Same i use the same date as before but with another format.

Heads up, it's cool and all but:

  • the diff is too big so i'll split this in multiple ones.
  • i need to update the diff (done locally and tests ok \m/) to add back the legacy behavior as deposit depends on it.
  • loader.tar: Add back the legacy behavior (deposit depends on it)
  • tar.loader: Fix typos
  • resources/producer: Remove dead configuration
vlorentz added a subscriber: vlorentz.
vlorentz added inline comments.
debian/rules
4

Why this change?

swh/loader/tar/loader.py
157

Why not self.log.debug(...)?

167

with urllib.parse

169

Maybe rename the method to get_tarball_url_to_retrieve, to make it obvious it returns the value (rather than setting an object attribute)

169–170

raise NotImplementedError() (or make the class abstract)

204

s/tarballs/tarball/

218

rename it to LocalTarLoader?

This revision is now accepted and ready to land.Dec 10 2018, 9:34 AM
ardumont added inline comments.
debian/rules
4

The initial version is nose related.
That new one is pytest ;)

swh/loader/tar/loader.py
157

because i want the user to be warned it will mess up it's local environment for debug reasons.
That matches other implementations btw (pypi, etc...)

167

Thank you, will look into it.

169

Right

169–170

Right, i forgot!

204

indeed.

218

I wanted to avoid having to migrate the loader deposit.
I could do as you did with aliasing if you want.

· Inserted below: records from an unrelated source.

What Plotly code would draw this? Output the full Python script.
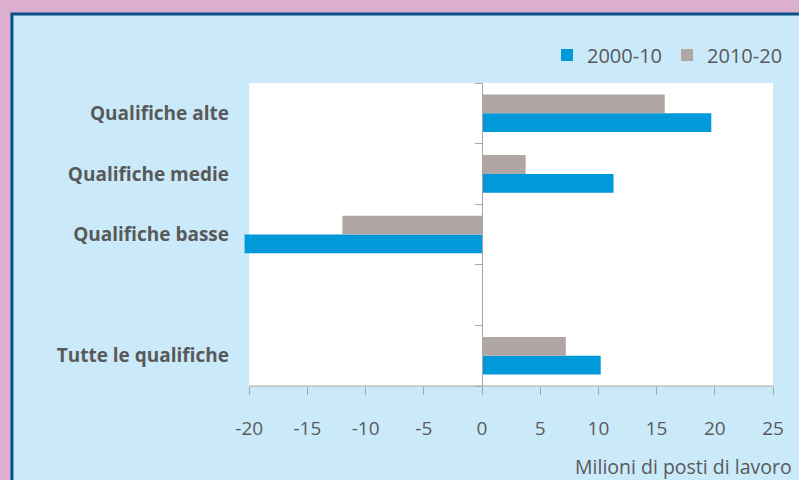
import plotly.graph_objects as go

# Categories (top to bottom as in the chart); " " is the empty spacer row
categories = ["Qualifiche alte", "Qualifiche medie", "Qualifiche basse", " ", "Tutte le qualifiche"]
series_2000_10 = [19.7, 11.3, -20.4, None, 10.2]
series_2010_20 = [15.7, 3.75, -12.0, None, 7.2]
x_ticks = [-20, -15, -10, -5, 0, 5, 10, 15, 20, 25]
x_tick_labels = ["-20", "-15", "-10", "-5", "0", "5", "10", "15", "20", "25"]

BLUE = "#0099d9"
GRAY = "#b0a7a4"
TXT = "#595959"
AX = "#a6a6a6"
FONT = "Open Sans"

order_bottom_up = list(reversed(categories))

fig = go.Figure()
fig.add_trace(go.Bar(name="2000-10", y=categories, x=series_2000_10, orientation="h",
                     marker=dict(color=BLUE, line=dict(width=0)), yaxis="y"))
fig.add_trace(go.Bar(name="2010-20", y=categories, x=series_2010_20, orientation="h",
                     marker=dict(color=GRAY, line=dict(width=0)), yaxis="y"))
# invisible helper trace so the zero-axis (y2) knows the categories
fig.add_trace(go.Scatter(x=[0] * len(categories), y=categories, yaxis="y2", mode="markers",
                         marker=dict(opacity=0), showlegend=False, hoverinfo="skip"))

xmin, xmax = -20.45, 25
zero_pos = (0 - xmin) / (xmax - xmin)

L, R, T, B = 244, 25, 83, 94
W, H = 799, 480
pw = W - L - R
ph = H - T - B

def px_x(p):
    return (p - L) / pw

def px_y(p):
    return (H - B - p) / ph

fig.update_layout(
    width=W, height=H, autosize=False,
    margin=dict(l=L, r=R, t=T, b=B, pad=0),
    paper_bgcolor="#dcaed0",
    plot_bgcolor="rgba(0,0,0,0)",
    barmode="group", bargap=0.38, bargroupgap=0,
    font=dict(family=FONT, color=TXT, size=19),
    xaxis=dict(range=[xmin, xmax], tickvals=x_ticks, ticktext=x_tick_labels,
               ticks="outside", ticklen=8,
               tickcolor=AX, tickwidth=1, showline=False, zeroline=False, showgrid=False,
               tickfont=dict(size=19, color=TXT), ticklabelstandoff=17),
    yaxis=dict(type="category", categoryorder="array", categoryarray=order_bottom_up,
               range=[-0.5, 4.5], ticks="", showline=False, showgrid=False, zeroline=False,
               tickfont=dict(size=19, color=TXT, family=FONT, weight="bold"),
               ticklabelstandoff=14),
    yaxis2=dict(type="category", categoryorder="array", categoryarray=order_bottom_up,
                range=[-0.5, 4.5], overlaying="y", anchor="free", position=zero_pos,
                side="left", showticklabels=False, ticks="outside", tickson="boundaries",
                ticklen=7, tickcolor=AX, showline=True, linecolor=AX, linewidth=1,
                showgrid=False, zeroline=False),
    legend=dict(orientation="h", xanchor="right", yanchor="middle",
                x=px_x(788), y=px_y(55), font=dict(size=20, color=TXT),
                bgcolor="rgba(0,0,0,0)", traceorder="normal", itemwidth=30),
    showlegend=True,
    shapes=[
        dict(type="rect", xref="paper", yref="paper", layer="below",
             x0=px_x(11.5), x1=1.2, y0=-0.6, y1=px_y(14),
             fillcolor="#caeafa", line=dict(color="#0b4f87", width=3)),
        dict(type="rect", xref="x", yref="paper", layer="below",
             x0=-20, x1=25, y0=0, y1=1, fillcolor="white", line=dict(width=0)),
        dict(type="line", xref="x", yref="paper", layer="above",
             x0=-20, x1=25, y0=0, y1=0, line=dict(color=AX, width=1)),
    ],
    annotations=[
        dict(text="Milioni di posti di lavoro", xref="paper", yref="paper",
             x=px_x(795), y=px_y(466), xanchor="right", yanchor="middle",
             showarrow=False, font=dict(size=19.5, color=TXT)),
    ],
)

fig.write_html("out.html", config={"displayModeBar": False},
               post_script="document.body.style.margin='0';document.body.style.overflow='hidden';")
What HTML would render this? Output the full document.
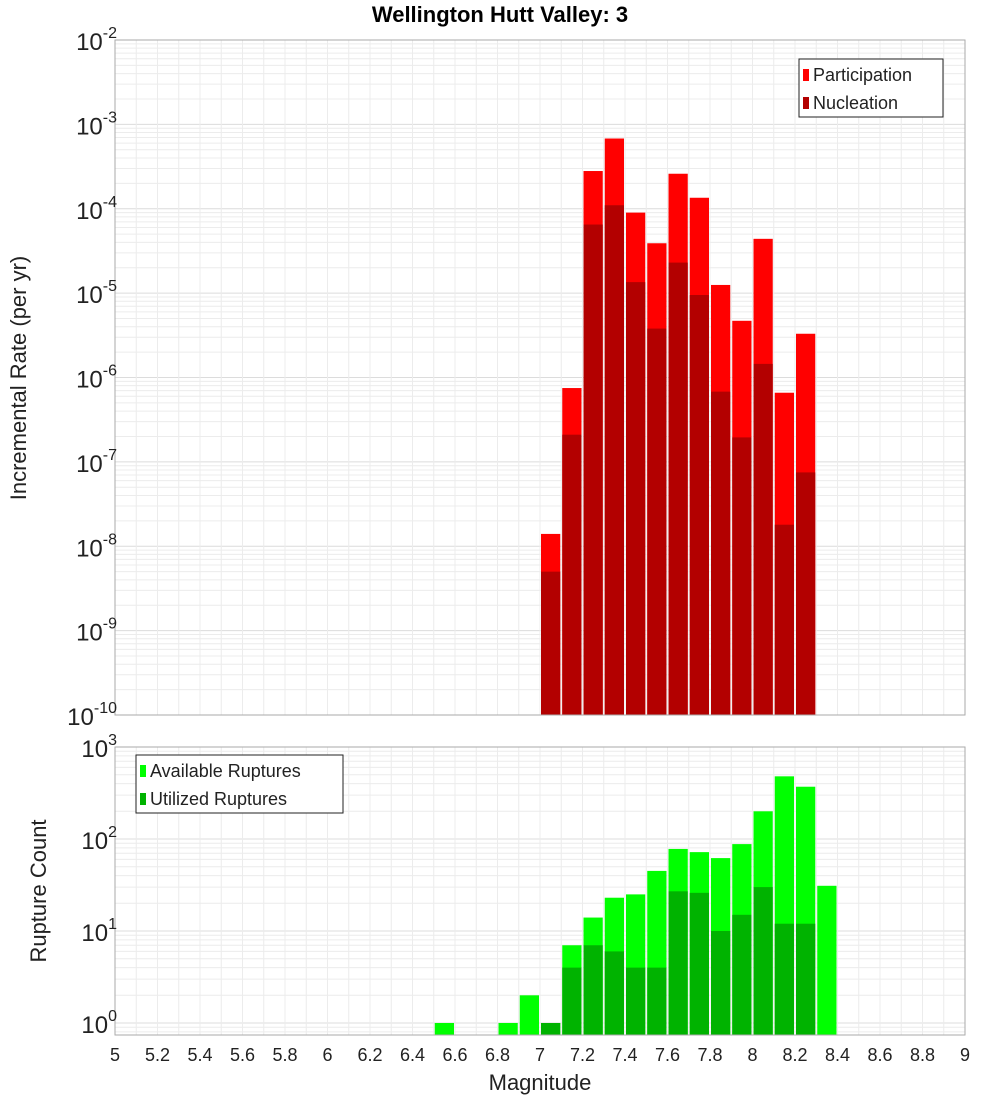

ardumont marked an inline comment as done.
  • tar.loader: Rename method with clearer name
  • tar.loader: Explicit the need for an implementation
  • tar.loader: Fix typo
  • tar.loader: Improve class name and use alias for retro-compatibility
  • tar.loader: Improve class docstrings
  • loader: Only explicit needed params & adapt docstring accordingly
  • tar.loader: Improve docstring
  • tar.loader: Use urllib.parse.urlparse to actually parse url
This revision was automatically updated to reflect the committed changes.